### Source data

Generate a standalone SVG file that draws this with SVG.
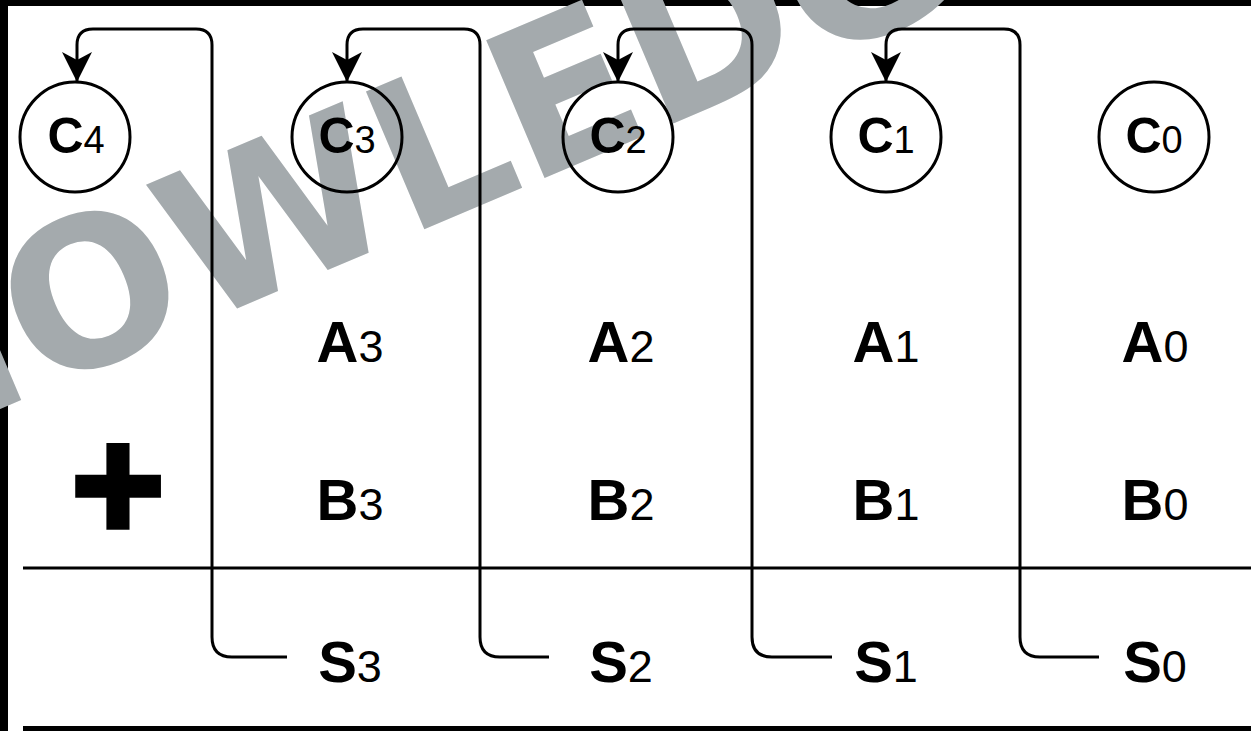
<svg xmlns="http://www.w3.org/2000/svg" width="1251" height="731" viewBox="0 0 1251 731">
<style>
.wm{font-family:"DejaVu Sans",Verdana,sans-serif;font-weight:bold;font-size:205px;fill:#a4aaad}
.node circle{fill:none;stroke:#000;stroke-width:3}
.lbl{font-family:"Liberation Sans",Arial,sans-serif;fill:#000;text-anchor:middle}
.big{font-weight:bold;font-size:58px}
.sub{font-weight:normal;font-size:45px}
.cbig{font-weight:bold;font-size:50px}
.csub{font-weight:normal;font-size:38px}
.conn{fill:none;stroke:#000;stroke-width:3}
.rule{stroke:#000;stroke-width:3}
</style>
<defs>
<marker id="arr" markerUnits="userSpaceOnUse" markerWidth="32" markerHeight="32" refX="30" refY="16" orient="auto" viewBox="0 0 32 32">
<path d="M30,16 L0,1 L8,16 L0,31 Z" fill="#000"/>
</marker>
</defs>
<rect x="0" y="0" width="1251" height="731" fill="#fff"/>
<rect x="0" y="0" width="8" height="731" fill="#000"/>
<rect x="0" y="0" width="1251" height="6" fill="#000"/>
<text class="wm" transform="translate(38,393) rotate(-23)" x="-330" y="0">KNOWLEDGE</text>

<g id="rules">
<line class="rule" x1="23" y1="568" x2="1251" y2="568"/>
<line x1="23" y1="728.5" x2="1251" y2="728.5" stroke="#000" stroke-width="5"/>
</g>

<g id="connectors">
<path class="conn" marker-end="url(#arr)" d="M287,657 L232,657 Q212,657 212,637 L212,45 Q212,29 196,29 L93,29 Q77,29 77,45 L77,82"/>
<path class="conn" marker-end="url(#arr)" d="M549,657 L500,657 Q480,657 480,637 L480,45 Q480,29 464,29 L363,29 Q347,29 347,45 L347,82"/>
<path class="conn" marker-end="url(#arr)" d="M832,657 L772,657 Q752,657 752,637 L752,45 Q752,29 736,29 L634,29 Q618,29 618,45 L618,82"/>
<path class="conn" marker-end="url(#arr)" d="M1099,657 L1040,657 Q1020,657 1020,637 L1020,45 Q1020,29 1004,29 L902,29 Q886,29 886,45 L886,82"/>
</g>

<g id="c4" class="node"><circle cx="75" cy="137" r="55"/><text class="lbl" x="76" y="153"><tspan class="cbig">C</tspan><tspan class="csub">4</tspan></text></g>
<g id="c3" class="node"><circle cx="347" cy="137" r="55"/><text class="lbl" x="347" y="153"><tspan class="cbig">C</tspan><tspan class="csub">3</tspan></text></g>
<g id="c2" class="node"><circle cx="618" cy="137" r="55"/><text class="lbl" x="618" y="153"><tspan class="cbig">C</tspan><tspan class="csub">2</tspan></text></g>
<g id="c1" class="node"><circle cx="886" cy="137" r="55"/><text class="lbl" x="886" y="153"><tspan class="cbig">C</tspan><tspan class="csub">1</tspan></text></g>
<g id="c0" class="node"><circle cx="1154" cy="137" r="55"/><text class="lbl" x="1154" y="153"><tspan class="cbig">C</tspan><tspan class="csub">0</tspan></text></g>

<g id="a3"><text class="lbl" x="350" y="362"><tspan class="big">A</tspan><tspan class="sub">3</tspan></text></g>
<g id="a2"><text class="lbl" x="621" y="362"><tspan class="big">A</tspan><tspan class="sub">2</tspan></text></g>
<g id="a1"><text class="lbl" x="886" y="362"><tspan class="big">A</tspan><tspan class="sub">1</tspan></text></g>
<g id="a0"><text class="lbl" x="1155" y="362"><tspan class="big">A</tspan><tspan class="sub">0</tspan></text></g>

<g id="plus"><text class="lbl" x="118" y="540" font-weight="bold" font-size="160" stroke="#000" stroke-width="5.5">+</text></g>
<g id="b3"><text class="lbl" x="350" y="520"><tspan class="big">B</tspan><tspan class="sub">3</tspan></text></g>
<g id="b2"><text class="lbl" x="621" y="520"><tspan class="big">B</tspan><tspan class="sub">2</tspan></text></g>
<g id="b1"><text class="lbl" x="886" y="520"><tspan class="big">B</tspan><tspan class="sub">1</tspan></text></g>
<g id="b0"><text class="lbl" x="1155" y="520"><tspan class="big">B</tspan><tspan class="sub">0</tspan></text></g>

<g id="s3"><text class="lbl" x="350" y="682"><tspan class="big">S</tspan><tspan class="sub">3</tspan></text></g>
<g id="s2"><text class="lbl" x="621" y="682"><tspan class="big">S</tspan><tspan class="sub">2</tspan></text></g>
<g id="s1"><text class="lbl" x="886" y="682"><tspan class="big">S</tspan><tspan class="sub">1</tspan></text></g>
<g id="s0"><text class="lbl" x="1155" y="682"><tspan class="big">S</tspan><tspan class="sub">0</tspan></text></g>
</svg>
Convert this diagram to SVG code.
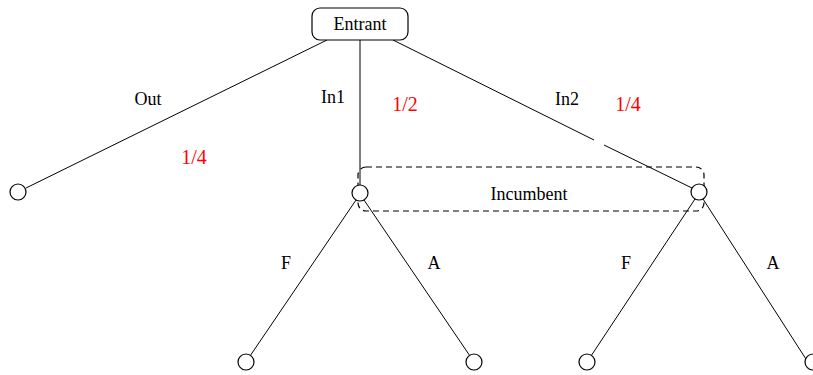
<svg xmlns="http://www.w3.org/2000/svg" width="813" height="375" viewBox="0 0 813 375" font-family="Liberation Serif">
<style>
.n{fill:#fff;stroke:#000;stroke-width:1.2}
.e{stroke:#000;stroke-width:1;fill:none}
.t{font-size:18px;fill:#000;text-anchor:middle}
.r{font-size:20px;fill:#f00;text-anchor:middle}
</style>
<rect width="813" height="375" fill="#fff"/>
<g id="connectors">
<line class="e" x1="327" y1="40" x2="26" y2="188"/>
<line class="e" x1="360" y1="40" x2="360" y2="185"/>
<line class="e" x1="393" y1="40" x2="594" y2="140"/>
<line class="e" x1="604" y1="145" x2="692" y2="188"/>
<line class="e" x1="356" y1="200" x2="250" y2="356"/>
<line class="e" x1="364" y1="200" x2="470" y2="356"/>
<line class="e" x1="695" y1="199" x2="591" y2="356"/>
<line class="e" x1="703" y1="199" x2="813" y2="370"/>
</g>
<g id="infoset">
<rect x="358" y="167" width="346" height="44" rx="8" fill="none" stroke="#000" stroke-width="1.2" stroke-dasharray="6,4"/>
<text class="t" x="529" y="200">Incumbent</text>
</g>
<g id="entrant">
<rect class="n" x="312" y="8" width="96" height="32" rx="8"/>
<text class="t" x="360" y="30">Entrant</text>
</g>
<g id="out"><circle class="n" cx="18" cy="192" r="8"/></g>
<g id="inc1"><circle class="n" cx="360" cy="193" r="8"/></g>
<g id="inc2"><circle class="n" cx="699" cy="192" r="8"/></g>
<g id="l1"><circle class="n" cx="246" cy="362" r="8"/></g>
<g id="l2"><circle class="n" cx="474" cy="362" r="8"/></g>
<g id="l3"><circle class="n" cx="587" cy="362" r="8"/></g>
<g id="l4"><circle class="n" cx="813" cy="362" r="8"/></g>
<g id="labels">
<text class="t" x="148" y="105">Out</text>
<text class="t" x="333" y="103">In1</text>
<text class="t" x="567" y="105">In2</text>
<text class="r" x="405" y="111">1/2</text>
<text class="r" x="628" y="111">1/4</text>
<text class="r" x="194" y="164">1/4</text>
<text class="t" x="286" y="269">F</text>
<text class="t" x="434" y="269">A</text>
<text class="t" x="626" y="269">F</text>
<text class="t" x="773" y="269">A</text>
</g>
</svg>
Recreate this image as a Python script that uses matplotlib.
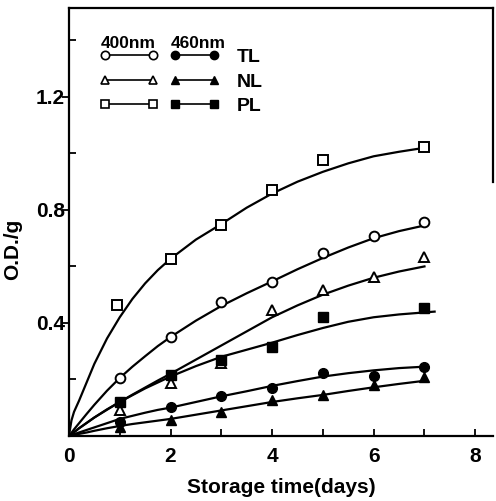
import matplotlib.pyplot as plt
from matplotlib.ticker import MultipleLocator

plt.rcParams['font.family'] = ['Liberation Sans', 'DejaVu Sans']
plt.rcParams['font.weight'] = 'bold'

# measured points (days, O.D./g)
days = [1, 2, 3, 4, 5, 6, 7]
tl_400 = [0.205, 0.35, 0.474, 0.545, 0.648, 0.708, 0.758]
nl_400 = [0.09, 0.187, 0.257, 0.446, 0.517, 0.564, 0.634]
pl_400_days = [0.94, 2, 3, 4, 5, 7]
pl_400 = [0.464, 0.627, 0.747, 0.87, 0.977, 1.023]
tl_460 = [0.05, 0.103, 0.142, 0.17, 0.223, 0.212, 0.244]
nl_460 = [0.03, 0.057, 0.085, 0.127, 0.145, 0.18, 0.21]
pl_460_days = [1, 2, 3, 4, 5, 7]
pl_460 = [0.12, 0.216, 0.27, 0.315, 0.42, 0.453]

# hand-drawn fitted curves
fit_x = [0, 0.05, 0.1, 0.2, 0.35, 0.5, 0.75, 1, 1.25, 1.5, 1.75, 2, 2.5, 3,
         3.5, 4, 4.5, 5, 5.5, 6, 6.5, 7]
fit_pl_400 = [0, 0.055, 0.085, 0.125, 0.19, 0.255, 0.345, 0.42, 0.485, 0.54,
              0.587, 0.627, 0.695, 0.75, 0.808, 0.858, 0.9, 0.935, 0.965,
              0.99, 1.006, 1.02]
fit_tl_400 = [0, 0.011, 0.023, 0.045, 0.078, 0.11, 0.16, 0.205, 0.245, 0.282,
              0.318, 0.35, 0.408, 0.46, 0.505, 0.547, 0.59, 0.63, 0.667,
              0.70, 0.725, 0.745]
fit_nl_400 = [0, 0.006, 0.013, 0.027, 0.046, 0.065, 0.094, 0.12, 0.146, 0.171,
              0.196, 0.22, 0.27, 0.32, 0.37, 0.42, 0.462, 0.50, 0.532,
              0.56, 0.582, 0.60]
fit_tl_460 = [0, 0.003, 0.006, 0.012, 0.021, 0.03, 0.045, 0.06, 0.071, 0.082,
              0.092, 0.10, 0.12, 0.14, 0.158, 0.177, 0.194, 0.21, 0.222,
              0.232, 0.24, 0.245]
fit_nl_460 = [0, 0.0018, 0.0036, 0.007, 0.012, 0.018, 0.027, 0.035, 0.042,
              0.048, 0.054, 0.06, 0.075, 0.09, 0.105, 0.12, 0.133, 0.145,
              0.159, 0.172, 0.184, 0.195]
fit_pl_460_x = [0, 0.1, 0.2, 0.5, 1, 1.5, 2, 2.5, 3, 3.5, 4, 4.5, 5, 5.5, 6,
                6.5, 7.2]
fit_pl_460 = [0, 0.013, 0.027, 0.065, 0.12, 0.168, 0.21, 0.247, 0.28, 0.305,
              0.33, 0.357, 0.382, 0.404, 0.42, 0.43, 0.44]

fig = plt.figure(figsize=(4.96, 5.01), dpi=100)
ax = fig.add_axes([0.139, 0.130, 0.855, 0.854])

lw = 1.6
ms = 7
open_kw = dict(color='black', mfc='white', mec='black', mew=1.4, ms=ms, ls='none')
fill_kw = dict(color='black', mfc='black', mec='black', ms=ms, ls='none')

ax.plot(fit_x, fit_pl_400, color='black', lw=lw)
ax.plot(fit_x, fit_tl_400, color='black', lw=lw)
ax.plot(fit_x, fit_nl_400, color='black', lw=lw)
ax.plot(fit_pl_460_x, fit_pl_460, color='black', lw=lw)
ax.plot(fit_x, fit_tl_460, color='black', lw=lw)
ax.plot(fit_x, fit_nl_460, color='black', lw=lw)

ax.plot(pl_400_days, pl_400, marker='s', **open_kw)
ax.plot(days, tl_400, marker='o', **open_kw)
ax.plot(days, nl_400, marker='^', **open_kw)
ax.plot(pl_460_days, pl_460, marker='s', **fill_kw)
ax.plot(days, tl_460, marker='o', **fill_kw)
ax.plot(days, nl_460, marker='^', **fill_kw)

# legend: 400nm column (open) and 460nm column (filled, with labels)
h_open = [plt.Line2D([], [], color='black', lw=1.2, marker=m, mfc='white',
                     mec='black', mew=1.2, ms=6) for m in ['o', '^', 's']]
h_fill = [plt.Line2D([], [], color='black', lw=1.2, marker=m, mfc='black',
                     mec='black', ms=6) for m in ['o', '^', 's']]
leg_kw = dict(numpoints=2, loc='upper left', frameon=False, borderpad=0,
              borderaxespad=0, labelspacing=0.35, handletextpad=0.89,
              prop={'size': 14, 'weight': 'bold'})
leg1 = ax.legend(h_open, ['', '', ''], bbox_to_anchor=(0.071, 0.905),
                 handlelength=3.07, **leg_kw)
ax.add_artist(leg1)
ax.legend(h_fill, ['TL', 'NL', 'PL'], bbox_to_anchor=(0.236, 0.905),
          handlelength=2.6, **leg_kw)
ax.text(0.074, 0.918, '400nm', transform=ax.transAxes, fontsize=12.5,
        fontweight='bold', va='center', ha='left')
ax.text(0.239, 0.918, '460nm', transform=ax.transAxes, fontsize=12.5,
        fontweight='bold', va='center', ha='left')

ax.set_xlim(0, 8.35)
ax.set_ylim(0, 1.515)
ax.xaxis.set_major_locator(MultipleLocator(2))
ax.xaxis.set_minor_locator(MultipleLocator(1))
ax.yaxis.set_minor_locator(MultipleLocator(0.2))
ax.set_yticks([0.4, 0.8, 1.2])
ax.set_yticklabels(['0.4', '0.8', '1.2'])
ax.tick_params(axis='x', which='both', direction='in', length=5, width=1.3,
               labelsize=15, pad=8)
ax.tick_params(axis='y', which='major', direction='out', length=5, width=1.3,
               labelsize=15, pad=-2)
ax.tick_params(axis='y', which='minor', direction='in', length=5, width=1.3)

for s in ['left', 'bottom', 'top', 'right']:
    ax.spines[s].set_linewidth(1.6)
ax.spines['right'].set_bounds(0.9, 1.515)

ax.set_xlabel('Storage time(days)', fontsize=15, fontweight='bold', labelpad=9)
ax.set_ylabel('O.D./g', fontsize=15, fontweight='bold')
ax.yaxis.set_label_coords(-0.111, 0.435)

fig.savefig('out.png', dpi=100)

### Given request
Track down every line holding the string "this" and copy it.

### Result
Generate a standalone SVG file that draws this with SVG.
Convert this diagram to SVG code.
Recreate this image as a Python script that uses matplotlib.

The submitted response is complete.